Context
Rivers play a critical role in shaping landscapes, ecosystems, and human settlements. Yet, a long-standing question in geomorphology has been why some rivers flow as single-thread channels, while others form multi-threaded or braided systems. Recently, researchers from the University of California, Santa Barbara (UCSB), in a paper published in Science, have claimed to solve this mystery by identifying the physical mechanism behind river splitting.
Research Methodology
- Satellite Data – Used 36 years of Landsat imagery (1985–2021) to study river evolution globally.
- River Selection – Out of 400 surveyed river sections, 84 wide and dynamic rivers were chosen across varied climates, slopes, and flows.
- Particle Image Velocimetry – A computer technique used to detect minute changes in erosion and deposition patterns.
- Image to Maps – Converted satellite images into water vs. land maps for accurate comparisons.
- Cross-sectional Study – Generated millions of vectors capturing direction and speed of erosion/accretion.
- Data Integration – Compiled over 4 lakh measurements of erosion vs. accretion to test balance in river dynamics.
Outcome – The study revealed the physical mechanism explaining why rivers remain single-threaded or split into multiple channels.
Types of Rivers
1. Single-thread Rivers
- Maintain equilibrium between bank erosion and bar accretion.
- Material lost on one bank is compensated by deposition on the opposite side.
- Channel width remains stable.
2. Multi-thread Rivers
- Show higher erosion rates than deposition.
- Channels widen continuously, leading to splitting and instability cycles.
- Erosion, rather than equilibrium, drives the splitting phenomenon.
Relevance of the Study
- Hydrological Insights – Explains flood risks, erosion potential, ecosystem services, and water resource dynamics of rivers.
- Disaster Management – Crucial for tackling intense weather events and climate-induced floods.
- Shift in Research – Earlier studies focused on where rivers occur, now emphasis is on how rivers evolve over time.
- Human Interference – Activities like damming, diking, sediment mining, agricultural expansion have altered natural river systems.
- Correcting Misinterpretations – Challenges the old idea that vegetation and meandering rivers coevolved.
- Role of Vegetation –
- Vegetation induces levee formation, limiting sinuosity (river bending ability).
- Vegetated bends move outward toward valley sides.
- Unvegetated bends migrate straight down valleys.
Insights for India
Rivers Studied –
- Ganga: Stretches near Patna, Farakka, Paksey (Bangladesh).
- Brahmaputra: Sections near Bahadurabad (Bangladesh), Pandu (India), Pasighat (India), Himalayan upstream.
Findings on Brahmaputra –
- Identified as a classical braided river.
- Channels are unstable, with fast lateral erosion exceeding deposition.
- Sub-channels widen and split repeatedly due to cycles of instability.
- Goes against the belief that erosion and deposition are always balanced.

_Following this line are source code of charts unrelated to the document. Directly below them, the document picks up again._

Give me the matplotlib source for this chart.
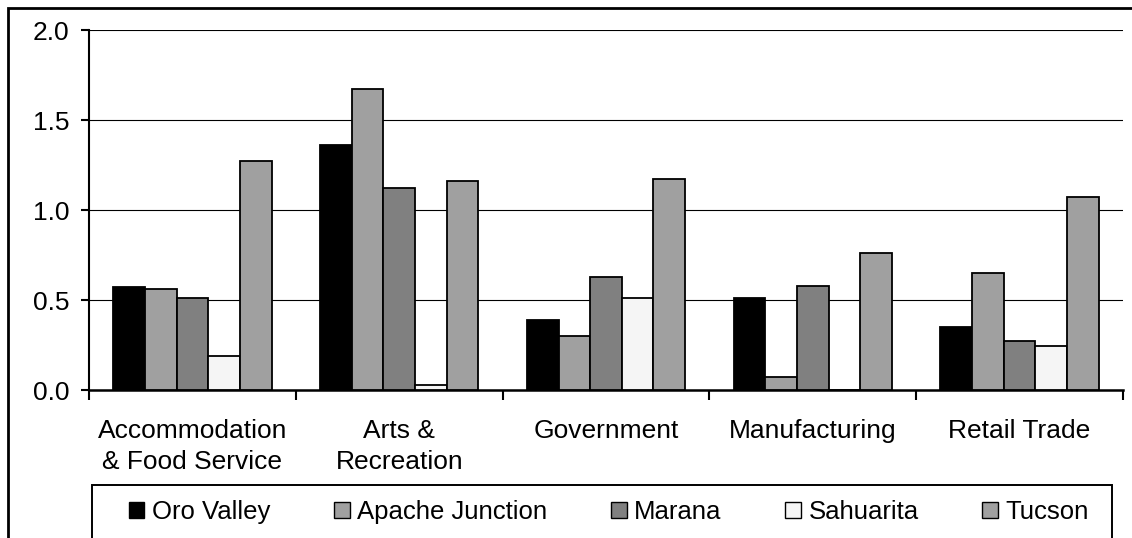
import numpy as np
import matplotlib
matplotlib.use("Agg")
import matplotlib.pyplot as plt
from matplotlib.patches import Rectangle

plt.rcParams['font.family'] = ['Liberation Sans', 'DejaVu Sans']

categories = ["Accommodation\n& Food Service", "Arts &\nRecreation", "Government",
              "Manufacturing", "Retail Trade"]
series_names = ["Oro Valley", "Apache Junction", "Marana", "Sahuarita", "Tucson"]
oro_valley = [0.57, 1.36, 0.39, 0.51, 0.35]
apache_junction = [0.56, 1.67, 0.30, 0.07, 0.65]
marana = [0.51, 1.12, 0.63, 0.58, 0.27]
sahuarita = [0.19, 0.03, 0.51, 0.0, 0.245]
tucson = [1.27, 1.16, 1.17, 0.76, 1.07]
series_values = [oro_valley, apache_junction, marana, sahuarita, tucson]
colors = ["#000000", "#A0A0A0", "#808080", "#F5F5F5", "#A0A0A0"]
yticks = [0.0, 0.5, 1.0, 1.5, 2.0]

W, H = 1132, 538
FS = 19
fig = plt.figure(figsize=(W / 100, H / 100), dpi=100)

# outer chart frame
fig.patches.append(Rectangle((8 / W, -0.2), 1.5, 1.2 - 8 / H, transform=fig.transFigure,
                             fill=False, edgecolor='black', linewidth=2.0, zorder=0))

ax = fig.add_axes([89 / W, 1 - 390 / H, (1123 - 89) / W, (390 - 30) / H])
ax.patch.set_alpha(0)

x = np.arange(len(categories))
bw = 0.153
n = len(series_names)
for i, (name, vals, c) in enumerate(zip(series_names, series_values, colors)):
    ax.bar(x + (i - (n - 1) / 2) * bw, vals, width=bw, color=c, edgecolor='black',
           linewidth=1.3, label=name, zorder=3)

ax.set_xlim(-0.5, len(categories) - 0.5)
ax.set_ylim(0, 2.0)
ax.set_yticks(yticks)
ax.set_yticklabels([f"{v:.1f}" for v in yticks])
ax.yaxis.grid(True, color='black', linewidth=0.8)
ax.set_axisbelow(True)

ax.set_xticks(x)
ax.set_xticklabels(categories, linespacing=1.38)
ax.set_xticks(np.arange(len(categories) + 1) - 0.5, minor=True)
ax.tick_params(axis='x', which='major', length=0, pad=21, labelsize=FS)
ax.tick_params(axis='x', which='minor', length=7, width=1.5, direction='out')
ax.tick_params(axis='y', length=6, width=1.5, direction='out', pad=8, labelsize=FS)

for s in ['top', 'right']:
    ax.spines[s].set_visible(False)
ax.spines['left'].set_linewidth(1.5)
ax.spines['bottom'].set_linewidth(1.8)

# legend frame
fig.patches.append(Rectangle((92 / W, -0.2), (1112 - 92) / W, 0.2 + 1 - 485 / H,
                             transform=fig.transFigure, fill=False, edgecolor='black',
                             linewidth=1.4, zorder=1))

handles, labels = ax.get_legend_handles_labels()
leg = fig.legend(handles, labels, loc='center left', bbox_to_anchor=(129 / W, 1 - 512 / H),
                 ncol=5, frameon=False, fontsize=18.5, handlelength=0.6, handleheight=0.6,
                 handletextpad=0.3, columnspacing=2.48, borderpad=0, borderaxespad=0)
for h in leg.legend_handles:
    h.set_linewidth(1.0)

fig.savefig("out.png", dpi=100)
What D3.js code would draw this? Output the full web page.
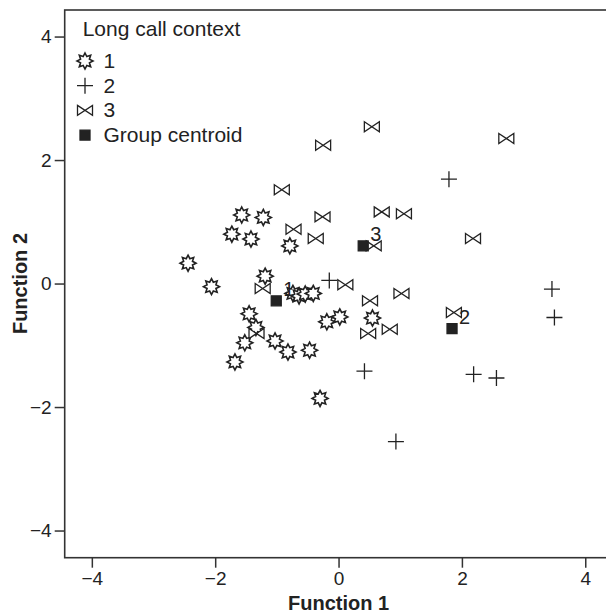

Implications for Flood Risk in India –
- Rating curves (used to measure river flows) must be updated frequently as channels reshape rapidly.
- Artificial embankments worsen flood risks by confining braided rivers into single channels.
Recommended Nature-based Solutions –
- Remove artificial embankments.
- Restore river-floodplain connections.
- Develop vegetated buffer zones.
- Reactivate abandoned channels.
- Build wetlands in braided stretches.
Conclusion
The UCSB study provides a breakthrough in understanding river dynamics, highlighting that erosion, not equilibrium, governs river splitting. For India, especially in the Ganga and Brahmaputra basins, these findings underline the urgency of adopting nature-based flood management and sustainable river restoration. Recognizing the instability of multi-thread rivers is essential for long-term water security, disaster mitigation, and ecological resilience.